• **WORK TO BE COMPLETED**
Repeat the material exactly as it appears.
----------
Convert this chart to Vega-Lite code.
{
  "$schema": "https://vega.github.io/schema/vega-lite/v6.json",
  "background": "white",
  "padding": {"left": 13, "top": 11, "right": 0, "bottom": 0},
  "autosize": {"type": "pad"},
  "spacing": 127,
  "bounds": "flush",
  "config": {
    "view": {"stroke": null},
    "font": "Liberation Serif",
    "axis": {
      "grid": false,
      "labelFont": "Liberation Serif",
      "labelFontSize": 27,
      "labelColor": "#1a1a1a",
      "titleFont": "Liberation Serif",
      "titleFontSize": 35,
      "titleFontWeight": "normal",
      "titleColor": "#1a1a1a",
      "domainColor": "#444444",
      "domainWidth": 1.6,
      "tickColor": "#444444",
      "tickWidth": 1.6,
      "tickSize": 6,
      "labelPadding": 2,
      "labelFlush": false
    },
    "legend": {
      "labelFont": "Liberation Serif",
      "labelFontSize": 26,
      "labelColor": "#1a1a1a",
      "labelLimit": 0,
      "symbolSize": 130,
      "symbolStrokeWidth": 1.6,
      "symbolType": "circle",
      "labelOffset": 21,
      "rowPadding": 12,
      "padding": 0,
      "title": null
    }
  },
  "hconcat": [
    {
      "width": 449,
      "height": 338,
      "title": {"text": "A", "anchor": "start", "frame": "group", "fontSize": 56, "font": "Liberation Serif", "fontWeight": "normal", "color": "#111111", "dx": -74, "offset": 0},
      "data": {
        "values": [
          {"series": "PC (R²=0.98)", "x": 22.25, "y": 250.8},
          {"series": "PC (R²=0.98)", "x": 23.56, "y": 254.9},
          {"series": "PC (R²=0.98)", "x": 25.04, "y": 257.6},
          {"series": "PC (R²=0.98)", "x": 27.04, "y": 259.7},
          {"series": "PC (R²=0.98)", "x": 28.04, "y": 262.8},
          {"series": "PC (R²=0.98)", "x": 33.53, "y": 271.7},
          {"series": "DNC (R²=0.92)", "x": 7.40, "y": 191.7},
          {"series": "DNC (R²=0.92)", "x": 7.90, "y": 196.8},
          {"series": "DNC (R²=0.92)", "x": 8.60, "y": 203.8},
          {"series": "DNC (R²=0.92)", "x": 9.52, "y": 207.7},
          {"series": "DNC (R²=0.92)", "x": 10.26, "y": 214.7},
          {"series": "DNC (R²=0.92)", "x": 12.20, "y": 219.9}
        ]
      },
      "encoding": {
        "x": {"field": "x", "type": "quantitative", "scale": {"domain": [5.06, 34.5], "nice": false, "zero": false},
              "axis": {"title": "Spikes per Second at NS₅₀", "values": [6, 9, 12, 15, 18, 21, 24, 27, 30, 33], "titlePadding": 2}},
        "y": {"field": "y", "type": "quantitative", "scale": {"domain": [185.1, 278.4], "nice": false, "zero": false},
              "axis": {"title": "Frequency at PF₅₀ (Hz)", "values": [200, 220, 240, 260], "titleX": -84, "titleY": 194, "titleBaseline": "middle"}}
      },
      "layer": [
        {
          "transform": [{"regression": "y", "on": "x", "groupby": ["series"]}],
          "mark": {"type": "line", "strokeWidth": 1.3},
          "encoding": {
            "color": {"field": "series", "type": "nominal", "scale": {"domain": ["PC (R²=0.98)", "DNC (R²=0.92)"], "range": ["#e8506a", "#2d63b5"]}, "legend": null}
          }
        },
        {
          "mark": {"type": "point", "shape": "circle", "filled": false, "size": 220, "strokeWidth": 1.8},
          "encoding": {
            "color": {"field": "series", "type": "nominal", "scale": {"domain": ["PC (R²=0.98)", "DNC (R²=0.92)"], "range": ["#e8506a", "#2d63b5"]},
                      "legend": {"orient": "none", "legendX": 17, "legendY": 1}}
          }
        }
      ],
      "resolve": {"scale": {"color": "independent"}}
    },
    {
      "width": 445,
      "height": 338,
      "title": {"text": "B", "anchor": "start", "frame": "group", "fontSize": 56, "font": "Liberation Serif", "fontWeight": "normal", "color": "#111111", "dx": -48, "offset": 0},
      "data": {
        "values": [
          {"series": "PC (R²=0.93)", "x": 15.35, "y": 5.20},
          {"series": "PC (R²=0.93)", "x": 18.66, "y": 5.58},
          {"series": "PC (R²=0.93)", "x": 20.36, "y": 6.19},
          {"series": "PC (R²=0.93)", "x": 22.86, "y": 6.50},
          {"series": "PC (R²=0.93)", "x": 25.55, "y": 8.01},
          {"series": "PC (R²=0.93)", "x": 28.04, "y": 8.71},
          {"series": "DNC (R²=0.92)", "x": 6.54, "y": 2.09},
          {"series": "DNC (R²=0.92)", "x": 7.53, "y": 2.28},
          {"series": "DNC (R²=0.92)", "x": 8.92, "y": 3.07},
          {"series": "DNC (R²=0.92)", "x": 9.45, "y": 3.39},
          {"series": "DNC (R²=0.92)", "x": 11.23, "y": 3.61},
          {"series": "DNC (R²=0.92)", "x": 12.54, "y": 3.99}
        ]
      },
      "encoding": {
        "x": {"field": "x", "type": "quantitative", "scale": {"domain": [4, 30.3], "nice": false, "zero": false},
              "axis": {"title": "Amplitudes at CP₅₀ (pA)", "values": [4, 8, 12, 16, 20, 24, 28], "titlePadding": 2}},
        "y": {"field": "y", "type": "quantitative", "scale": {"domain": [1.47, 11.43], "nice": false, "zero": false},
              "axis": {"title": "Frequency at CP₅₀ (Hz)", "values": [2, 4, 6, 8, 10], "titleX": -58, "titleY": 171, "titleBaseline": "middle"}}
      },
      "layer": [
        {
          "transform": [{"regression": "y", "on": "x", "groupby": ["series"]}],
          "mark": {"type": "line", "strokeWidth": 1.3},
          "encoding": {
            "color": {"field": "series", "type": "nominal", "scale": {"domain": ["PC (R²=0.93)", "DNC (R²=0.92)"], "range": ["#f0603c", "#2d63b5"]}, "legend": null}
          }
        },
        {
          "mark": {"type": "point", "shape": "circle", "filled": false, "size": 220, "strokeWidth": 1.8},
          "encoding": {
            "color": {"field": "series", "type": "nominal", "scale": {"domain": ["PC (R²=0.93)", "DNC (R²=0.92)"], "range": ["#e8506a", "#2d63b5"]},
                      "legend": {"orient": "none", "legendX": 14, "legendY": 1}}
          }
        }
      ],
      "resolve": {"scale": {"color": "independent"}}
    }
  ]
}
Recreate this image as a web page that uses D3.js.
----------
• **RESPONSE**
Convert this chart to Vega-Lite code.
{
  "$schema": "https://vega.github.io/schema/vega-lite/v6.json",
  "background": "white",
  "padding": {"left": 13, "top": 11, "right": 0, "bottom": 0},
  "autosize": {"type": "pad"},
  "spacing": 127,
  "bounds": "flush",
  "config": {
    "view": {"stroke": null},
    "font": "Liberation Serif",
    "axis": {
      "grid": false,
      "labelFont": "Liberation Serif",
      "labelFontSize": 27,
      "labelColor": "#1a1a1a",
      "titleFont": "Liberation Serif",
      "titleFontSize": 35,
      "titleFontWeight": "normal",
      "titleColor": "#1a1a1a",
      "domainColor": "#444444",
      "domainWidth": 1.6,
      "tickColor": "#444444",
      "tickWidth": 1.6,
      "tickSize": 6,
      "labelPadding": 2,
      "labelFlush": false
    },
    "legend": {
      "labelFont": "Liberation Serif",
      "labelFontSize": 26,
      "labelColor": "#1a1a1a",
      "labelLimit": 0,
      "symbolSize": 130,
      "symbolStrokeWidth": 1.6,
      "symbolType": "circle",
      "labelOffset": 21,
      "rowPadding": 12,
      "padding": 0,
      "title": null
    }
  },
  "hconcat": [
    {
      "width": 449,
      "height": 338,
      "title": {"text": "A", "anchor": "start", "frame": "group", "fontSize": 56, "font": "Liberation Serif", "fontWeight": "normal", "color": "#111111", "dx": -74, "offset": 0},
      "data": {
        "values": [
          {"series": "PC (R²=0.98)", "x": 22.25, "y": 250.8},
          {"series": "PC (R²=0.98)", "x": 23.56, "y": 254.9},
          {"series": "PC (R²=0.98)", "x": 25.04, "y": 257.6},
          {"series": "PC (R²=0.98)", "x": 27.04, "y": 259.7},
          {"series": "PC (R²=0.98)", "x": 28.04, "y": 262.8},
          {"series": "PC (R²=0.98)", "x": 33.53, "y": 271.7},
          {"series": "DNC (R²=0.92)", "x": 7.40, "y": 191.7},
          {"series": "DNC (R²=0.92)", "x": 7.90, "y": 196.8},
          {"series": "DNC (R²=0.92)", "x": 8.60, "y": 203.8},
          {"series": "DNC (R²=0.92)", "x": 9.52, "y": 207.7},
          {"series": "DNC (R²=0.92)", "x": 10.26, "y": 214.7},
          {"series": "DNC (R²=0.92)", "x": 12.20, "y": 219.9}
        ]
      },
      "encoding": {
        "x": {"field": "x", "type": "quantitative", "scale": {"domain": [5.06, 34.5], "nice": false, "zero": false},
              "axis": {"title": "Spikes per Second at NS₅₀", "values": [6, 9, 12, 15, 18, 21, 24, 27, 30, 33], "titlePadding": 2}},
        "y": {"field": "y", "type": "quantitative", "scale": {"domain": [185.1, 278.4], "nice": false, "zero": false},
              "axis": {"title": "Frequency at PF₅₀ (Hz)", "values": [200, 220, 240, 260], "titleX": -84, "titleY": 194, "titleBaseline": "middle"}}
      },
      "layer": [
        {
          "transform": [{"regression": "y", "on": "x", "groupby": ["series"]}],
          "mark": {"type": "line", "strokeWidth": 1.3},
          "encoding": {
            "color": {"field": "series", "type": "nominal", "scale": {"domain": ["PC (R²=0.98)", "DNC (R²=0.92)"], "range": ["#e8506a", "#2d63b5"]}, "legend": null}
          }
        },
        {
          "mark": {"type": "point", "shape": "circle", "filled": false, "size": 220, "strokeWidth": 1.8},
          "encoding": {
            "color": {"field": "series", "type": "nominal", "scale": {"domain": ["PC (R²=0.98)", "DNC (R²=0.92)"], "range": ["#e8506a", "#2d63b5"]},
                      "legend": {"orient": "none", "legendX": 17, "legendY": 1}}
          }
        }
      ],
      "resolve": {"scale": {"color": "independent"}}
    },
    {
      "width": 445,
      "height": 338,
      "title": {"text": "B", "anchor": "start", "frame": "group", "fontSize": 56, "font": "Liberation Serif", "fontWeight": "normal", "color": "#111111", "dx": -48, "offset": 0},
      "data": {
        "values": [
          {"series": "PC (R²=0.93)", "x": 15.35, "y": 5.20},
          {"series": "PC (R²=0.93)", "x": 18.66, "y": 5.58},
          {"series": "PC (R²=0.93)", "x": 20.36, "y": 6.19},
          {"series": "PC (R²=0.93)", "x": 22.86, "y": 6.50},
          {"series": "PC (R²=0.93)", "x": 25.55, "y": 8.01},
          {"series": "PC (R²=0.93)", "x": 28.04, "y": 8.71},
          {"series": "DNC (R²=0.92)", "x": 6.54, "y": 2.09},
          {"series": "DNC (R²=0.92)", "x": 7.53, "y": 2.28},
          {"series": "DNC (R²=0.92)", "x": 8.92, "y": 3.07},
          {"series": "DNC (R²=0.92)", "x": 9.45, "y": 3.39},
          {"series": "DNC (R²=0.92)", "x": 11.23, "y": 3.61},
          {"series": "DNC (R²=0.92)", "x": 12.54, "y": 3.99}
        ]
      },
      "encoding": {
        "x": {"field": "x", "type": "quantitative", "scale": {"domain": [4, 30.3], "nice": false, "zero": false},
              "axis": {"title": "Amplitudes at CP₅₀ (pA)", "values": [4, 8, 12, 16, 20, 24, 28], "titlePadding": 2}},
        "y": {"field": "y", "type": "quantitative", "scale": {"domain": [1.47, 11.43], "nice": false, "zero": false},
              "axis": {"title": "Frequency at CP₅₀ (Hz)", "values": [2, 4, 6, 8, 10], "titleX": -58, "titleY": 171, "titleBaseline": "middle"}}
      },
      "layer": [
        {
          "transform": [{"regression": "y", "on": "x", "groupby": ["series"]}],
          "mark": {"type": "line", "strokeWidth": 1.3},
          "encoding": {
            "color": {"field": "series", "type": "nominal", "scale": {"domain": ["PC (R²=0.93)", "DNC (R²=0.92)"], "range": ["#f0603c", "#2d63b5"]}, "legend": null}
          }
        },
        {
          "mark": {"type": "point", "shape": "circle", "filled": false, "size": 220, "strokeWidth": 1.8},
          "encoding": {
            "color": {"field": "series", "type": "nominal", "scale": {"domain": ["PC (R²=0.93)", "DNC (R²=0.92)"], "range": ["#e8506a", "#2d63b5"]},
                      "legend": {"orient": "none", "legendX": 14, "legendY": 1}}
          }
        }
      ],
      "resolve": {"scale": {"color": "independent"}}
    }
  ]
}
Recreate this image as a web page that uses D3.js.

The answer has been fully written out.